▸ **Set exercise**
Starting from the top of the material, restate each line exactly until the line that contains "22.75, 23.25, 23.75];", which is also copied. Pictures are excluded.

▸ **Data lines**
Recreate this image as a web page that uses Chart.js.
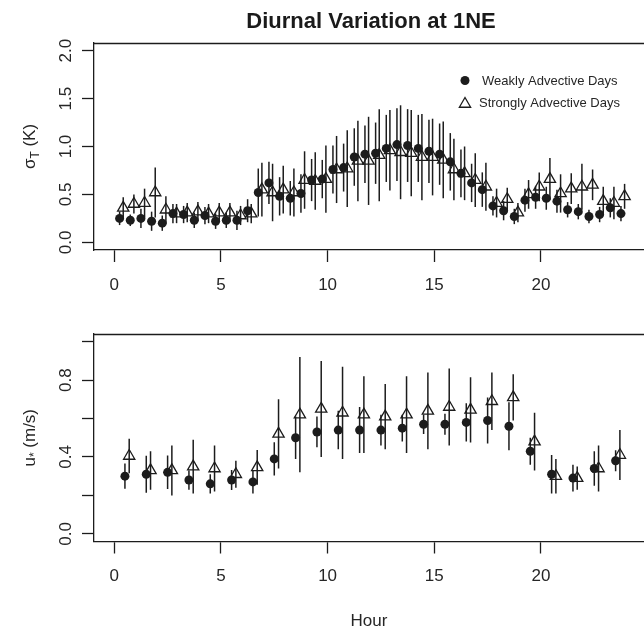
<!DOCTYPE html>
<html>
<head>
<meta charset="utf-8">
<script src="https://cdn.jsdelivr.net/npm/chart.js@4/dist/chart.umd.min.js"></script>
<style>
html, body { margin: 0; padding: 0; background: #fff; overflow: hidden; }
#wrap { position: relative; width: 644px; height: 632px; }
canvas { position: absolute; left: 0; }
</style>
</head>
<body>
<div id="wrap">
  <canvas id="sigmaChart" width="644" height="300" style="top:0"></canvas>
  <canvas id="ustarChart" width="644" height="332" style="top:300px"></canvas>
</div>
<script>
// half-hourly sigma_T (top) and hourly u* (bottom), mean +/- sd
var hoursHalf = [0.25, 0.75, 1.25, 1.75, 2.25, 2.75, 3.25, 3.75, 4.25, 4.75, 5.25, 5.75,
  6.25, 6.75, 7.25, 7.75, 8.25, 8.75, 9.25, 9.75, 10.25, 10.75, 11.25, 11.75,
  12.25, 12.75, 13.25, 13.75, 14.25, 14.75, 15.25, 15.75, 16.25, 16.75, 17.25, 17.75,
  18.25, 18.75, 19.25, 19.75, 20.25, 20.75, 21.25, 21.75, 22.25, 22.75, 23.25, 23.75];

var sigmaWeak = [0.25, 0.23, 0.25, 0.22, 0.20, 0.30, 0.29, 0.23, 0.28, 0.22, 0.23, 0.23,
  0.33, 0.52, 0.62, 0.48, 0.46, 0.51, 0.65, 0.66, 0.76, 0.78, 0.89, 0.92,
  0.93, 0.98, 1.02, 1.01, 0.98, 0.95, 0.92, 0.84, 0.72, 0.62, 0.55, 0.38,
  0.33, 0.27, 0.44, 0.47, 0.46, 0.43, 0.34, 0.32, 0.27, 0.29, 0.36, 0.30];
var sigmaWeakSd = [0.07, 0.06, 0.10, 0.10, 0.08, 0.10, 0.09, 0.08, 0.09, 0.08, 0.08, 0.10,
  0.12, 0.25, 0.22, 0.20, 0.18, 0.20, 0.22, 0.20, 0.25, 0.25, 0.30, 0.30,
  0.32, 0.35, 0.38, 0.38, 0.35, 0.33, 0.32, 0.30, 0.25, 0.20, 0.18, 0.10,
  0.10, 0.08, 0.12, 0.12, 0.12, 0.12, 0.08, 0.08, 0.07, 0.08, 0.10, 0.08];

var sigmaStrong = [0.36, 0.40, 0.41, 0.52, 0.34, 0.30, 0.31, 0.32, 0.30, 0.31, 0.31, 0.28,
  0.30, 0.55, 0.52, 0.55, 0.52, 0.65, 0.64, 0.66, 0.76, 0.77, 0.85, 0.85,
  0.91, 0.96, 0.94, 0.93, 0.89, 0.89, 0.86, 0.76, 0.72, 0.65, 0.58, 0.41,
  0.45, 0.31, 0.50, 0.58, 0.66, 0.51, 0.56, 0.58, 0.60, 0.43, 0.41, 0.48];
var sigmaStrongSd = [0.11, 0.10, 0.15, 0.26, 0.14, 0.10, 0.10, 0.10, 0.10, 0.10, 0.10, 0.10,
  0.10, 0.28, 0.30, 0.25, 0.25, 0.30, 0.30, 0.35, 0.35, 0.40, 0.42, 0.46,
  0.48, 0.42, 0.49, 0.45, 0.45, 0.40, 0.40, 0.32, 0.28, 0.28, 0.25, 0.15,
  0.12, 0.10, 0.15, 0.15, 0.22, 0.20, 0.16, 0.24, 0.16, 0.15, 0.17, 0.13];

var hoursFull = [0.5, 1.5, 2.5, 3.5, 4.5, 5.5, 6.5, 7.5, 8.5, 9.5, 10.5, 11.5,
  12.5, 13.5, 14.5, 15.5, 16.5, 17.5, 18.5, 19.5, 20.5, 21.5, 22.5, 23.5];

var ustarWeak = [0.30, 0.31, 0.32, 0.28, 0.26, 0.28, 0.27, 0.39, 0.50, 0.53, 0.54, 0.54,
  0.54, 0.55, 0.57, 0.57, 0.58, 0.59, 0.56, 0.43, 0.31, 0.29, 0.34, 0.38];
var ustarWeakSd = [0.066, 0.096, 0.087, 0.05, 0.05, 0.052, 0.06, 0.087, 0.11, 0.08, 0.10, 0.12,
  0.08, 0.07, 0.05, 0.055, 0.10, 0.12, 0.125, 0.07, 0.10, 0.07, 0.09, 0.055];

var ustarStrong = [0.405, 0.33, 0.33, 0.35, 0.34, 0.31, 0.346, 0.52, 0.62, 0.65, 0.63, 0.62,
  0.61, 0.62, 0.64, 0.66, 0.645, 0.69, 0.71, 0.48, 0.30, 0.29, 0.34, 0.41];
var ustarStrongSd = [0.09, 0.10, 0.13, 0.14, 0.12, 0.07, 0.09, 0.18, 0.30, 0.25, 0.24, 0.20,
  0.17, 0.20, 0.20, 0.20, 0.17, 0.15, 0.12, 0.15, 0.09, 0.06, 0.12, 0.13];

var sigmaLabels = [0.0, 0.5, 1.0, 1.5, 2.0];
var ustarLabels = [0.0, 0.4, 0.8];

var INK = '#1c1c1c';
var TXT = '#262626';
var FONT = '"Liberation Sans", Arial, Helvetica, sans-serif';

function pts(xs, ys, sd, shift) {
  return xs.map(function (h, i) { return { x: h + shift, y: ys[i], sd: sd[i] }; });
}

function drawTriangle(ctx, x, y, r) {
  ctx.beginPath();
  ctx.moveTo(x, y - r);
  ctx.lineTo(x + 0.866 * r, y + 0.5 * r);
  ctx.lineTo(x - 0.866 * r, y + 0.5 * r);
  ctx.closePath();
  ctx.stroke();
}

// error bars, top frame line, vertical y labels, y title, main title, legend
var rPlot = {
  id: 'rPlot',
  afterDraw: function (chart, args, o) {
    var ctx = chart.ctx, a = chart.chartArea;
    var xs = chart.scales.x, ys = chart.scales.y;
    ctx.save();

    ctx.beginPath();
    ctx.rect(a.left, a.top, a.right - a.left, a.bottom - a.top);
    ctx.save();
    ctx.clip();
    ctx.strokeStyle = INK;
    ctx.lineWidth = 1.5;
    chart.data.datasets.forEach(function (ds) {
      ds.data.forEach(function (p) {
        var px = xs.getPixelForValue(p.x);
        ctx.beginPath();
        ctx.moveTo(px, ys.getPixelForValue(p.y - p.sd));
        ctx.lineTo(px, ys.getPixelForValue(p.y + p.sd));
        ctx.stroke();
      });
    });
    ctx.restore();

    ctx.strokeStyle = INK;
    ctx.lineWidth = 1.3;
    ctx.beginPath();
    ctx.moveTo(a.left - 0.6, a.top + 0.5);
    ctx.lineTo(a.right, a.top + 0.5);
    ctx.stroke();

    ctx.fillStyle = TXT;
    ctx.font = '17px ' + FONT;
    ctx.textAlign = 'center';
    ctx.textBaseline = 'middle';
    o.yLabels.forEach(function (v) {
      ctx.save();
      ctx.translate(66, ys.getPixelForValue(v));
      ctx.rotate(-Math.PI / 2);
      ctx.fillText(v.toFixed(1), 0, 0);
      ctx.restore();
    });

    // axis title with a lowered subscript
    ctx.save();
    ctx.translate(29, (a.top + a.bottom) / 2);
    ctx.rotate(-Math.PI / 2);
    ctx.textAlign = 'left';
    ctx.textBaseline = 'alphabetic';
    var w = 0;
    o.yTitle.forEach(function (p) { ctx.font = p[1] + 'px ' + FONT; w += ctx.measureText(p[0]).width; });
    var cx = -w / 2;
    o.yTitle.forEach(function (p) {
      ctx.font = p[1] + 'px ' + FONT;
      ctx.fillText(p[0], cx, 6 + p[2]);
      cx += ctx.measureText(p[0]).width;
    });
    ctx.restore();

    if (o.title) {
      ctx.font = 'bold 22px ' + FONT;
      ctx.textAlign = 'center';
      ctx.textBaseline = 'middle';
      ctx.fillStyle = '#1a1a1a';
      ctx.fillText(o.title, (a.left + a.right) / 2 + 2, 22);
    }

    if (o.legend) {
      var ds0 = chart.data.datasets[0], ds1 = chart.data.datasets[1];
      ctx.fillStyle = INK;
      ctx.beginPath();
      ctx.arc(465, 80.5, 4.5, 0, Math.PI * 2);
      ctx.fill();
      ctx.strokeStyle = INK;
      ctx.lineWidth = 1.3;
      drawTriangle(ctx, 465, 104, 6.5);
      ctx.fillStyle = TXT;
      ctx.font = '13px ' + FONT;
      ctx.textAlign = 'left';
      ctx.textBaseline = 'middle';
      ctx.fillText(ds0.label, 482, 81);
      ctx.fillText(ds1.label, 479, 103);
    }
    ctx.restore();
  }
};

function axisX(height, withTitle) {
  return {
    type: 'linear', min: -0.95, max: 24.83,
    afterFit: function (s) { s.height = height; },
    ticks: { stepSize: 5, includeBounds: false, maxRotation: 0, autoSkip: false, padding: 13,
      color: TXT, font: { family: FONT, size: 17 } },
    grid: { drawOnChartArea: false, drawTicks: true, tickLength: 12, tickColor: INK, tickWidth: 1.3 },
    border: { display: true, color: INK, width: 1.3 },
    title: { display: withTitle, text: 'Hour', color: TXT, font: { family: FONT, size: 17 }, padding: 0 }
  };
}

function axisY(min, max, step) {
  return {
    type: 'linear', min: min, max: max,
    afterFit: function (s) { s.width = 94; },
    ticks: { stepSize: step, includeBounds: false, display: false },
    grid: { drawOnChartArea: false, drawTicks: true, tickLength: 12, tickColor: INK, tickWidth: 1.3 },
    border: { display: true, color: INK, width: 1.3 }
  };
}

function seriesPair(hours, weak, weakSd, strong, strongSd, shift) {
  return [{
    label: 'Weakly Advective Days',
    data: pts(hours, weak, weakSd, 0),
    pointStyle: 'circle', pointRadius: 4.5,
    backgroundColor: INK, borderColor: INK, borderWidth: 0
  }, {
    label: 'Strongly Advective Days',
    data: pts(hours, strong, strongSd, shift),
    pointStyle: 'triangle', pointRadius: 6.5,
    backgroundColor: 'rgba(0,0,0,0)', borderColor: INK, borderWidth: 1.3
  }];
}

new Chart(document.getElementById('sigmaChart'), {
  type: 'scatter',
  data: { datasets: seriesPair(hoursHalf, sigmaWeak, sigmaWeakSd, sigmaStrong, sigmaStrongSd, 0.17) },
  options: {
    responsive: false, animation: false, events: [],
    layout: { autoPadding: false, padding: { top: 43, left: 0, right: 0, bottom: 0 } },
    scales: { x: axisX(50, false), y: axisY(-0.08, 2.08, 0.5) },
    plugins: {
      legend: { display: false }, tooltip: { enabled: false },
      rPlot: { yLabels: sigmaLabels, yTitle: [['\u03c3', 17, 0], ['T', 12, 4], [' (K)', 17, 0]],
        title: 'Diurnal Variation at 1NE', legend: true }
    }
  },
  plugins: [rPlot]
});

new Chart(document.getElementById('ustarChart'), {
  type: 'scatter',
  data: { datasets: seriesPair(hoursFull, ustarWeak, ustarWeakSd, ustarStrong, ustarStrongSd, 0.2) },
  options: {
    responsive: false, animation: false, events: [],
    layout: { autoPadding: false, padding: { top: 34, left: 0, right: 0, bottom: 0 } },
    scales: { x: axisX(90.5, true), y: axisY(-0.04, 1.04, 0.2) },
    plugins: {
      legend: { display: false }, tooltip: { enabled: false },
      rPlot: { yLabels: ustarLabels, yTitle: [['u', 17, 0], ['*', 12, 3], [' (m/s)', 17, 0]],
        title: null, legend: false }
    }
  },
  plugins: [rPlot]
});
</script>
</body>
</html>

▸ **Reply to the task**
Recreate this image as a web page that uses Chart.js.
<!DOCTYPE html>
<html>
<head>
<meta charset="utf-8">
<script src="https://cdn.jsdelivr.net/npm/chart.js@4/dist/chart.umd.min.js"></script>
<style>
html, body { margin: 0; padding: 0; background: #fff; overflow: hidden; }
#wrap { position: relative; width: 644px; height: 632px; }
canvas { position: absolute; left: 0; }
</style>
</head>
<body>
<div id="wrap">
  <canvas id="sigmaChart" width="644" height="300" style="top:0"></canvas>
  <canvas id="ustarChart" width="644" height="332" style="top:300px"></canvas>
</div>
<script>
// half-hourly sigma_T (top) and hourly u* (bottom), mean +/- sd
var hoursHalf = [0.25, 0.75, 1.25, 1.75, 2.25, 2.75, 3.25, 3.75, 4.25, 4.75, 5.25, 5.75,
  6.25, 6.75, 7.25, 7.75, 8.25, 8.75, 9.25, 9.75, 10.25, 10.75, 11.25, 11.75,
  12.25, 12.75, 13.25, 13.75, 14.25, 14.75, 15.25, 15.75, 16.25, 16.75, 17.25, 17.75,
  18.25, 18.75, 19.25, 19.75, 20.25, 20.75, 21.25, 21.75, 22.25, 22.75, 23.25, 23.75];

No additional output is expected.